- PROMPT
Repeat the data word for word. Do not include the pictures.

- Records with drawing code
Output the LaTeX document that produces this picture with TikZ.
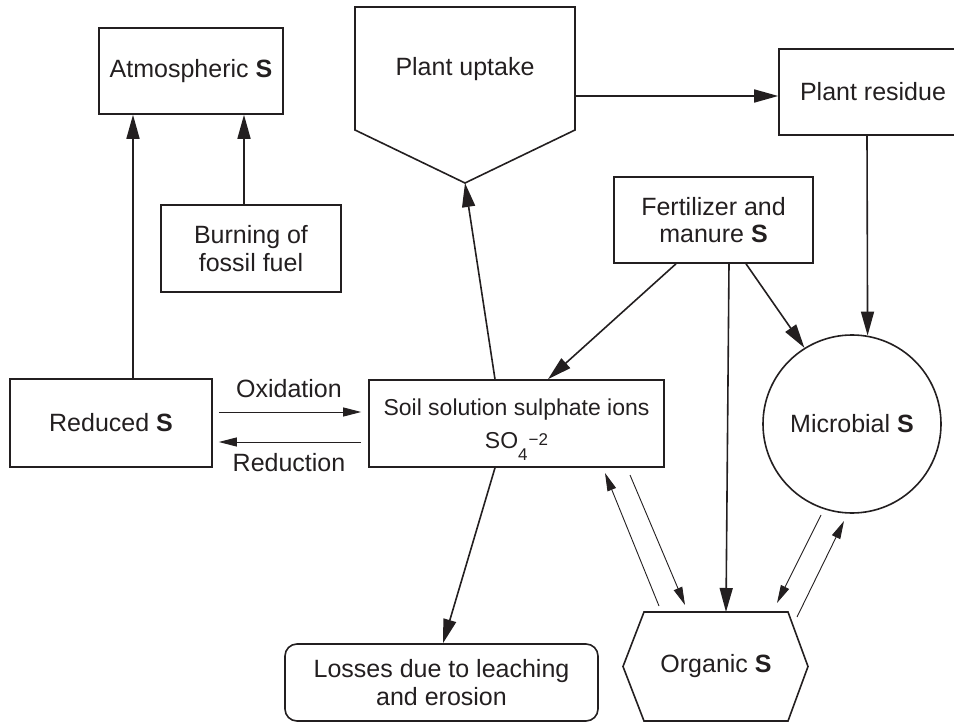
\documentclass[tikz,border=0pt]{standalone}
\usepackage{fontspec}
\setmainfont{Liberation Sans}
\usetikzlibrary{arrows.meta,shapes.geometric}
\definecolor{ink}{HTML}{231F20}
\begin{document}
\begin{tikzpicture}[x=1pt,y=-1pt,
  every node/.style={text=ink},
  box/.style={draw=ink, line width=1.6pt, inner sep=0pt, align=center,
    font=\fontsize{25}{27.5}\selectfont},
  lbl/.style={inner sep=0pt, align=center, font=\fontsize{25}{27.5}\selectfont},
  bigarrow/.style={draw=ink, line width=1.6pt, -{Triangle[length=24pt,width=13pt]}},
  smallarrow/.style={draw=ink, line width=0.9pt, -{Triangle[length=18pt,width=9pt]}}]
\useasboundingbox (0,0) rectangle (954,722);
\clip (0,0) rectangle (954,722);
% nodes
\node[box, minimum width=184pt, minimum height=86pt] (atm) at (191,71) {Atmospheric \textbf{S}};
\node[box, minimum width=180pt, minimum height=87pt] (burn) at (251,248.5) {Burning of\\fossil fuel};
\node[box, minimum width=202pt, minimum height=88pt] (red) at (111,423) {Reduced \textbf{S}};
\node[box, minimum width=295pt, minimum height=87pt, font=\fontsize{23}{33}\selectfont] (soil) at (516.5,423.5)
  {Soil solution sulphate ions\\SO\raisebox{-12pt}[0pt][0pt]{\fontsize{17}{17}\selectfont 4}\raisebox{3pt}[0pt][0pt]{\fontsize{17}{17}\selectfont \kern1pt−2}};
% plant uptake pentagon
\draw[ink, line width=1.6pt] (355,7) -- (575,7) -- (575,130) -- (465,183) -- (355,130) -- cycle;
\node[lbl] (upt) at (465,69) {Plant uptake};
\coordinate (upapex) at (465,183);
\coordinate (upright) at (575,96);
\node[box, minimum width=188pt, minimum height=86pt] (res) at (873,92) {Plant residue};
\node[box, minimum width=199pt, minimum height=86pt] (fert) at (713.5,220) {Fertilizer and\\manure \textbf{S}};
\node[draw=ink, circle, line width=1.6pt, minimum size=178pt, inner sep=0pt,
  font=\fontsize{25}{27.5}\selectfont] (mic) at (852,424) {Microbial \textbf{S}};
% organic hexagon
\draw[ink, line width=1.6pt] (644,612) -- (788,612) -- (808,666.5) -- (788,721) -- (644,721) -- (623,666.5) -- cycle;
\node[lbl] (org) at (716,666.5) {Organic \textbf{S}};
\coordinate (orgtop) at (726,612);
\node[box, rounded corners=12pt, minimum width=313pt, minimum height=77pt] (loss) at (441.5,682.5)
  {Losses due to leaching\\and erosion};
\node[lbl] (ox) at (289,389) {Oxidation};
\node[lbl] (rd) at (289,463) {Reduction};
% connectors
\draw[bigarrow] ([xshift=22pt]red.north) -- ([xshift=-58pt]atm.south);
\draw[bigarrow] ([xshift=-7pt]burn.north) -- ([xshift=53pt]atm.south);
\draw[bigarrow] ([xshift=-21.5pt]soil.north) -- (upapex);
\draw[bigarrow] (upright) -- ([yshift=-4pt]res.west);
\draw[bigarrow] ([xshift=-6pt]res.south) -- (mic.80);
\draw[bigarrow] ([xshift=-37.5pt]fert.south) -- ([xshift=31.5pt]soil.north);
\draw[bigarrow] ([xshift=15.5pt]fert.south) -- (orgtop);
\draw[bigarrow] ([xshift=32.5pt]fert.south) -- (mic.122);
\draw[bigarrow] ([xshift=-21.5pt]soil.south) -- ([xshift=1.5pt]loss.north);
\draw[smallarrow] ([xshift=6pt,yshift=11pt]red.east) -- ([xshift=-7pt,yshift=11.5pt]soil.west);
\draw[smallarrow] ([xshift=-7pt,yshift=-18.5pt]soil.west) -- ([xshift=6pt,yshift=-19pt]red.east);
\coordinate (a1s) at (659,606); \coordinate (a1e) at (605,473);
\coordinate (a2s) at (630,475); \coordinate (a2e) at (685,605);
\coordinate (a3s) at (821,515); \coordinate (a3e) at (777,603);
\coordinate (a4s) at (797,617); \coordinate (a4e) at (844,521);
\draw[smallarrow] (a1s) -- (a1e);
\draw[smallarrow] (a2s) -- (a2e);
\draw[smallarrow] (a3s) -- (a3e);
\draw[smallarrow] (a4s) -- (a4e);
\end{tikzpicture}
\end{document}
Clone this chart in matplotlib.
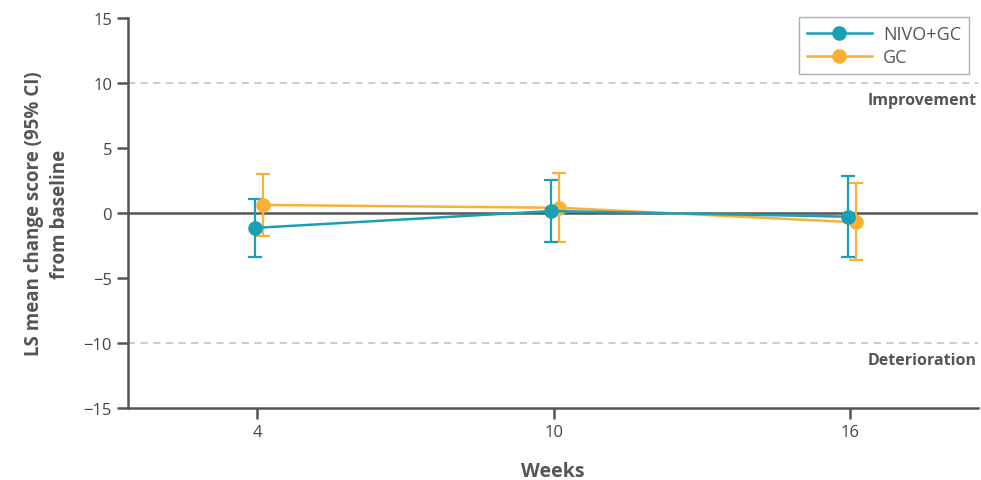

- REPLY
Output the LaTeX document that produces this picture with TikZ.
\documentclass[tikz,border=0pt]{standalone}
\usepackage{fontspec}
\setmainfont{Liberation Sans}
\usetikzlibrary{arrows.meta,shapes.geometric}
\definecolor{ink}{HTML}{231F20}
\begin{document}
\begin{tikzpicture}[x=1pt,y=-1pt,
  every node/.style={text=ink},
  box/.style={draw=ink, line width=1.6pt, inner sep=0pt, align=center,
    font=\fontsize{25}{27.5}\selectfont},
  lbl/.style={inner sep=0pt, align=center, font=\fontsize{25}{27.5}\selectfont},
  bigarrow/.style={draw=ink, line width=1.6pt, -{Triangle[length=24pt,width=13pt]}},
  smallarrow/.style={draw=ink, line width=0.9pt, -{Triangle[length=18pt,width=9pt]}}]
\useasboundingbox (0,0) rectangle (954,722);
\clip (0,0) rectangle (954,722);
% nodes
\node[box, minimum width=184pt, minimum height=86pt] (atm) at (191,71) {Atmospheric \textbf{S}};
\node[box, minimum width=180pt, minimum height=87pt] (burn) at (251,248.5) {Burning of\\fossil fuel};
\node[box, minimum width=202pt, minimum height=88pt] (red) at (111,423) {Reduced \textbf{S}};
\node[box, minimum width=295pt, minimum height=87pt, font=\fontsize{23}{33}\selectfont] (soil) at (516.5,423.5)
  {Soil solution sulphate ions\\SO\raisebox{-12pt}[0pt][0pt]{\fontsize{17}{17}\selectfont 4}\raisebox{3pt}[0pt][0pt]{\fontsize{17}{17}\selectfont \kern1pt−2}};
% plant uptake pentagon
\draw[ink, line width=1.6pt] (355,7) -- (575,7) -- (575,130) -- (465,183) -- (355,130) -- cycle;
\node[lbl] (upt) at (465,69) {Plant uptake};
\coordinate (upapex) at (465,183);
\coordinate (upright) at (575,96);
\node[box, minimum width=188pt, minimum height=86pt] (res) at (873,92) {Plant residue};
\node[box, minimum width=199pt, minimum height=86pt] (fert) at (713.5,220) {Fertilizer and\\manure \textbf{S}};
\node[draw=ink, circle, line width=1.6pt, minimum size=178pt, inner sep=0pt,
  font=\fontsize{25}{27.5}\selectfont] (mic) at (852,424) {Microbial \textbf{S}};
% organic hexagon
\draw[ink, line width=1.6pt] (644,612) -- (788,612) -- (808,666.5) -- (788,721) -- (644,721) -- (623,666.5) -- cycle;
\node[lbl] (org) at (716,666.5) {Organic \textbf{S}};
\coordinate (orgtop) at (726,612);
\node[box, rounded corners=12pt, minimum width=313pt, minimum height=77pt] (loss) at (441.5,682.5)
  {Losses due to leaching\\and erosion};
\node[lbl] (ox) at (289,389) {Oxidation};
\node[lbl] (rd) at (289,463) {Reduction};
% connectors
\draw[bigarrow] ([xshift=22pt]red.north) -- ([xshift=-58pt]atm.south);
\draw[bigarrow] ([xshift=-7pt]burn.north) -- ([xshift=53pt]atm.south);
\draw[bigarrow] ([xshift=-21.5pt]soil.north) -- (upapex);
\draw[bigarrow] (upright) -- ([yshift=-4pt]res.west);
\draw[bigarrow] ([xshift=-6pt]res.south) -- (mic.80);
\draw[bigarrow] ([xshift=-37.5pt]fert.south) -- ([xshift=31.5pt]soil.north);
\draw[bigarrow] ([xshift=15.5pt]fert.south) -- (orgtop);
\draw[bigarrow] ([xshift=32.5pt]fert.south) -- (mic.122);
\draw[bigarrow] ([xshift=-21.5pt]soil.south) -- ([xshift=1.5pt]loss.north);
\draw[smallarrow] ([xshift=6pt,yshift=11pt]red.east) -- ([xshift=-7pt,yshift=11.5pt]soil.west);
\draw[smallarrow] ([xshift=-7pt,yshift=-18.5pt]soil.west) -- ([xshift=6pt,yshift=-19pt]red.east);
\coordinate (a1s) at (659,606); \coordinate (a1e) at (605,473);
\coordinate (a2s) at (630,475); \coordinate (a2e) at (685,605);
\coordinate (a3s) at (821,515); \coordinate (a3e) at (777,603);
\coordinate (a4s) at (797,617); \coordinate (a4e) at (844,521);
\draw[smallarrow] (a1s) -- (a1e);
\draw[smallarrow] (a2s) -- (a2e);
\draw[smallarrow] (a3s) -- (a3e);
\draw[smallarrow] (a4s) -- (a4e);
\end{tikzpicture}
\end{document}
Clone this chart in matplotlib.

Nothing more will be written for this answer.